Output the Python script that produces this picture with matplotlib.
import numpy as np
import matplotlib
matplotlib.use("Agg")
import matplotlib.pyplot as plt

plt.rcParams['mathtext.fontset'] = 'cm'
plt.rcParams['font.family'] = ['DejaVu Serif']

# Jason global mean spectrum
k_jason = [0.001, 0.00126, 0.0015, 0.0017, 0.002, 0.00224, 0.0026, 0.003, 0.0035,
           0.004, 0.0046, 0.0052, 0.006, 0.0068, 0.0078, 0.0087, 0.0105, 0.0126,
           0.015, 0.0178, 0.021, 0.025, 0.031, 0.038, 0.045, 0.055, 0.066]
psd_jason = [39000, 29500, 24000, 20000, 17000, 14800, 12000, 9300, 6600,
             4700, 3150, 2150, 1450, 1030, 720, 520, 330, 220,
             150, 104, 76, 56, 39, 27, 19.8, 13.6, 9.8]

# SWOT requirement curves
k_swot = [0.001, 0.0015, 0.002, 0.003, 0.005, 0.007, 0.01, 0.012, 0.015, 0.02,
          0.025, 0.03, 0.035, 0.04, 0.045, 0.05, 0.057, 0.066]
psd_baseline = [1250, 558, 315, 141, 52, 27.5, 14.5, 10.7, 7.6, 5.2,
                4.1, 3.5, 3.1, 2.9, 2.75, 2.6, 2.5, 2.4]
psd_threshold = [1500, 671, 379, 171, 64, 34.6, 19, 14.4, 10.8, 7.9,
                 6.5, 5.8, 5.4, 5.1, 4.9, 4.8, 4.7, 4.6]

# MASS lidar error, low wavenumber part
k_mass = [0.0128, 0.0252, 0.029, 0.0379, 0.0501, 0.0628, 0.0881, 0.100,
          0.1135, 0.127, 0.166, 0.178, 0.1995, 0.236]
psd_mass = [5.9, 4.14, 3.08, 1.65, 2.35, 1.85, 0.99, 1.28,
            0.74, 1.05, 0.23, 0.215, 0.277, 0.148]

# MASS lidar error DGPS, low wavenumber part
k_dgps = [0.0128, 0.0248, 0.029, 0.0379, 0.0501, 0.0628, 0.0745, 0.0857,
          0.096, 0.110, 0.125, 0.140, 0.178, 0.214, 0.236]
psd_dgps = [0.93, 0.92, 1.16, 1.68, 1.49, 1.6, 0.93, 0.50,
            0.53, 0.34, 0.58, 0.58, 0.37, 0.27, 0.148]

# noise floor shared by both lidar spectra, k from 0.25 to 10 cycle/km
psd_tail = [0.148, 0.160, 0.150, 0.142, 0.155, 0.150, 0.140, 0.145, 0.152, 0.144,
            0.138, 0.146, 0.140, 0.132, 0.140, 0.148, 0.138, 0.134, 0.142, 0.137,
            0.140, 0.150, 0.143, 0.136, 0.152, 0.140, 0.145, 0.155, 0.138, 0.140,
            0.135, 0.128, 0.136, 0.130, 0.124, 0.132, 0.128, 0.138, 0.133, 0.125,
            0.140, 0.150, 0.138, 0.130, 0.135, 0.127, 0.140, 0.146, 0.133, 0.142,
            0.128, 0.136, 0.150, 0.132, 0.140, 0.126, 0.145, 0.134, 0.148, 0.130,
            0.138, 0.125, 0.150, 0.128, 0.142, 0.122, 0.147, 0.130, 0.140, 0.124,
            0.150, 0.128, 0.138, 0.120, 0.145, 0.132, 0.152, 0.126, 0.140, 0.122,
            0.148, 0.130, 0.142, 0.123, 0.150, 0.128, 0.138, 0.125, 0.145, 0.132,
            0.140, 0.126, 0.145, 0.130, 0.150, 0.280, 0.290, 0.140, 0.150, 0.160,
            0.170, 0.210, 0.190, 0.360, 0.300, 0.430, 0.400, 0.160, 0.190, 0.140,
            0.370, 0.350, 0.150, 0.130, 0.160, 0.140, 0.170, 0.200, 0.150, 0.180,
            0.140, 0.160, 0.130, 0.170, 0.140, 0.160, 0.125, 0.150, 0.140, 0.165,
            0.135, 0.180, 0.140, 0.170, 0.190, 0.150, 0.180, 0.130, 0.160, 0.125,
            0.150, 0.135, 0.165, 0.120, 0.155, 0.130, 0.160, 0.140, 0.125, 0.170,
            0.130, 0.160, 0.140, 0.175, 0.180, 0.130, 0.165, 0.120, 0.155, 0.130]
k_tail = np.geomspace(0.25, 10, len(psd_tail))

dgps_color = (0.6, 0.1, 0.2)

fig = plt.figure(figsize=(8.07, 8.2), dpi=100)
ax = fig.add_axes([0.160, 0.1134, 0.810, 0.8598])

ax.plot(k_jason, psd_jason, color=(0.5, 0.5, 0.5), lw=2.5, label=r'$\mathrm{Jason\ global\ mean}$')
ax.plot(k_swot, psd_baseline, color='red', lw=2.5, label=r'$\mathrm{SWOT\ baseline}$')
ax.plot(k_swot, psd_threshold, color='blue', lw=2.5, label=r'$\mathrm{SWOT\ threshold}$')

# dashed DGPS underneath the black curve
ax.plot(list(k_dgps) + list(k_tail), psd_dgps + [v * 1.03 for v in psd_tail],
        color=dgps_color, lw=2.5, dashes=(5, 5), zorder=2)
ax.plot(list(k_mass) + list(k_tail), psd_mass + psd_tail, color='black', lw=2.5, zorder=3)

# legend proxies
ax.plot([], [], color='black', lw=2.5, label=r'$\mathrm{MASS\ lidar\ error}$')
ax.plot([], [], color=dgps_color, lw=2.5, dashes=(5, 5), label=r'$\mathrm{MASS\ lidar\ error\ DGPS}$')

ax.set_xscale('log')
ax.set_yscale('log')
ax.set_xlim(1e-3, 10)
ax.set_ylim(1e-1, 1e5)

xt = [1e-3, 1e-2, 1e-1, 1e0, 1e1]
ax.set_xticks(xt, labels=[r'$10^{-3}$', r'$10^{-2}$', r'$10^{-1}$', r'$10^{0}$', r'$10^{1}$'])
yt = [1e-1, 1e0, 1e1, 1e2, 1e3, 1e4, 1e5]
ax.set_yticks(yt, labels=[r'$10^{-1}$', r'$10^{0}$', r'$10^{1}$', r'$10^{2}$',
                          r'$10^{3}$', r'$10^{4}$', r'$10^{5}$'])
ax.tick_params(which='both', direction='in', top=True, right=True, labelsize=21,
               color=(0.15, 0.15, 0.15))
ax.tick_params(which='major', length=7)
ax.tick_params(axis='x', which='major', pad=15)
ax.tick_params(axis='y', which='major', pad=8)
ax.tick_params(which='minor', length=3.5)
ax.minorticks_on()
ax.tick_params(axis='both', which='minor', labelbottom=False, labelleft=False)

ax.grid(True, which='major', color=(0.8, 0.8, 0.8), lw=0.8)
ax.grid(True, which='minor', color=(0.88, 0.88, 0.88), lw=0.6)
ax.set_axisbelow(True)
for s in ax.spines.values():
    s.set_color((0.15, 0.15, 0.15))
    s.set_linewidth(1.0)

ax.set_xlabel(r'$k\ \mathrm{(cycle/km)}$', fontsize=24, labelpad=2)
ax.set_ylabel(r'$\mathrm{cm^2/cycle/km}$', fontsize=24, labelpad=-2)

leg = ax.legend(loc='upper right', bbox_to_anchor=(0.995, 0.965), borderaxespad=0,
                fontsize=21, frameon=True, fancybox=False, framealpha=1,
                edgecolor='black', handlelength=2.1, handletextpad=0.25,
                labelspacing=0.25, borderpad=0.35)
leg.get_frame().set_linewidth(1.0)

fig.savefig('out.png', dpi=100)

TASK PROMPT:
Copy every line verbatim.

ANSWER FOR THIS EXERCISE:
Output the Python script that produces this picture with matplotlib.
import numpy as np
import matplotlib
matplotlib.use("Agg")
import matplotlib.pyplot as plt

plt.rcParams['mathtext.fontset'] = 'cm'
plt.rcParams['font.family'] = ['DejaVu Serif']

# Jason global mean spectrum
k_jason = [0.001, 0.00126, 0.0015, 0.0017, 0.002, 0.00224, 0.0026, 0.003, 0.0035,
           0.004, 0.0046, 0.0052, 0.006, 0.0068, 0.0078, 0.0087, 0.0105, 0.0126,
           0.015, 0.0178, 0.021, 0.025, 0.031, 0.038, 0.045, 0.055, 0.066]
psd_jason = [39000, 29500, 24000, 20000, 17000, 14800, 12000, 9300, 6600,
             4700, 3150, 2150, 1450, 1030, 720, 520, 330, 220,
             150, 104, 76, 56, 39, 27, 19.8, 13.6, 9.8]

# SWOT requirement curves
k_swot = [0.001, 0.0015, 0.002, 0.003, 0.005, 0.007, 0.01, 0.012, 0.015, 0.02,
          0.025, 0.03, 0.035, 0.04, 0.045, 0.05, 0.057, 0.066]
psd_baseline = [1250, 558, 315, 141, 52, 27.5, 14.5, 10.7, 7.6, 5.2,
                4.1, 3.5, 3.1, 2.9, 2.75, 2.6, 2.5, 2.4]
psd_threshold = [1500, 671, 379, 171, 64, 34.6, 19, 14.4, 10.8, 7.9,
                 6.5, 5.8, 5.4, 5.1, 4.9, 4.8, 4.7, 4.6]

# MASS lidar error, low wavenumber part
k_mass = [0.0128, 0.0252, 0.029, 0.0379, 0.0501, 0.0628, 0.0881, 0.100,
          0.1135, 0.127, 0.166, 0.178, 0.1995, 0.236]
psd_mass = [5.9, 4.14, 3.08, 1.65, 2.35, 1.85, 0.99, 1.28,
            0.74, 1.05, 0.23, 0.215, 0.277, 0.148]

# MASS lidar error DGPS, low wavenumber part
k_dgps = [0.0128, 0.0248, 0.029, 0.0379, 0.0501, 0.0628, 0.0745, 0.0857,
          0.096, 0.110, 0.125, 0.140, 0.178, 0.214, 0.236]
psd_dgps = [0.93, 0.92, 1.16, 1.68, 1.49, 1.6, 0.93, 0.50,
            0.53, 0.34, 0.58, 0.58, 0.37, 0.27, 0.148]

# noise floor shared by both lidar spectra, k from 0.25 to 10 cycle/km
psd_tail = [0.148, 0.160, 0.150, 0.142, 0.155, 0.150, 0.140, 0.145, 0.152, 0.144,
            0.138, 0.146, 0.140, 0.132, 0.140, 0.148, 0.138, 0.134, 0.142, 0.137,
            0.140, 0.150, 0.143, 0.136, 0.152, 0.140, 0.145, 0.155, 0.138, 0.140,
            0.135, 0.128, 0.136, 0.130, 0.124, 0.132, 0.128, 0.138, 0.133, 0.125,
            0.140, 0.150, 0.138, 0.130, 0.135, 0.127, 0.140, 0.146, 0.133, 0.142,
            0.128, 0.136, 0.150, 0.132, 0.140, 0.126, 0.145, 0.134, 0.148, 0.130,
            0.138, 0.125, 0.150, 0.128, 0.142, 0.122, 0.147, 0.130, 0.140, 0.124,
            0.150, 0.128, 0.138, 0.120, 0.145, 0.132, 0.152, 0.126, 0.140, 0.122,
            0.148, 0.130, 0.142, 0.123, 0.150, 0.128, 0.138, 0.125, 0.145, 0.132,
            0.140, 0.126, 0.145, 0.130, 0.150, 0.280, 0.290, 0.140, 0.150, 0.160,
            0.170, 0.210, 0.190, 0.360, 0.300, 0.430, 0.400, 0.160, 0.190, 0.140,
            0.370, 0.350, 0.150, 0.130, 0.160, 0.140, 0.170, 0.200, 0.150, 0.180,
            0.140, 0.160, 0.130, 0.170, 0.140, 0.160, 0.125, 0.150, 0.140, 0.165,
            0.135, 0.180, 0.140, 0.170, 0.190, 0.150, 0.180, 0.130, 0.160, 0.125,
            0.150, 0.135, 0.165, 0.120, 0.155, 0.130, 0.160, 0.140, 0.125, 0.170,
            0.130, 0.160, 0.140, 0.175, 0.180, 0.130, 0.165, 0.120, 0.155, 0.130]
k_tail = np.geomspace(0.25, 10, len(psd_tail))

dgps_color = (0.6, 0.1, 0.2)

fig = plt.figure(figsize=(8.07, 8.2), dpi=100)
ax = fig.add_axes([0.160, 0.1134, 0.810, 0.8598])

ax.plot(k_jason, psd_jason, color=(0.5, 0.5, 0.5), lw=2.5, label=r'$\mathrm{Jason\ global\ mean}$')
ax.plot(k_swot, psd_baseline, color='red', lw=2.5, label=r'$\mathrm{SWOT\ baseline}$')
ax.plot(k_swot, psd_threshold, color='blue', lw=2.5, label=r'$\mathrm{SWOT\ threshold}$')

# dashed DGPS underneath the black curve
ax.plot(list(k_dgps) + list(k_tail), psd_dgps + [v * 1.03 for v in psd_tail],
        color=dgps_color, lw=2.5, dashes=(5, 5), zorder=2)
ax.plot(list(k_mass) + list(k_tail), psd_mass + psd_tail, color='black', lw=2.5, zorder=3)

# legend proxies
ax.plot([], [], color='black', lw=2.5, label=r'$\mathrm{MASS\ lidar\ error}$')
ax.plot([], [], color=dgps_color, lw=2.5, dashes=(5, 5), label=r'$\mathrm{MASS\ lidar\ error\ DGPS}$')

ax.set_xscale('log')
ax.set_yscale('log')
ax.set_xlim(1e-3, 10)
ax.set_ylim(1e-1, 1e5)

xt = [1e-3, 1e-2, 1e-1, 1e0, 1e1]
ax.set_xticks(xt, labels=[r'$10^{-3}$', r'$10^{-2}$', r'$10^{-1}$', r'$10^{0}$', r'$10^{1}$'])
yt = [1e-1, 1e0, 1e1, 1e2, 1e3, 1e4, 1e5]
ax.set_yticks(yt, labels=[r'$10^{-1}$', r'$10^{0}$', r'$10^{1}$', r'$10^{2}$',
                          r'$10^{3}$', r'$10^{4}$', r'$10^{5}$'])
ax.tick_params(which='both', direction='in', top=True, right=True, labelsize=21,
               color=(0.15, 0.15, 0.15))
ax.tick_params(which='major', length=7)
ax.tick_params(axis='x', which='major', pad=15)
ax.tick_params(axis='y', which='major', pad=8)
ax.tick_params(which='minor', length=3.5)
ax.minorticks_on()
ax.tick_params(axis='both', which='minor', labelbottom=False, labelleft=False)

ax.grid(True, which='major', color=(0.8, 0.8, 0.8), lw=0.8)
ax.grid(True, which='minor', color=(0.88, 0.88, 0.88), lw=0.6)
ax.set_axisbelow(True)
for s in ax.spines.values():
    s.set_color((0.15, 0.15, 0.15))
    s.set_linewidth(1.0)

ax.set_xlabel(r'$k\ \mathrm{(cycle/km)}$', fontsize=24, labelpad=2)
ax.set_ylabel(r'$\mathrm{cm^2/cycle/km}$', fontsize=24, labelpad=-2)

leg = ax.legend(loc='upper right', bbox_to_anchor=(0.995, 0.965), borderaxespad=0,
                fontsize=21, frameon=True, fancybox=False, framealpha=1,
                edgecolor='black', handlelength=2.1, handletextpad=0.25,
                labelspacing=0.25, borderpad=0.35)
leg.get_frame().set_linewidth(1.0)

fig.savefig('out.png', dpi=100)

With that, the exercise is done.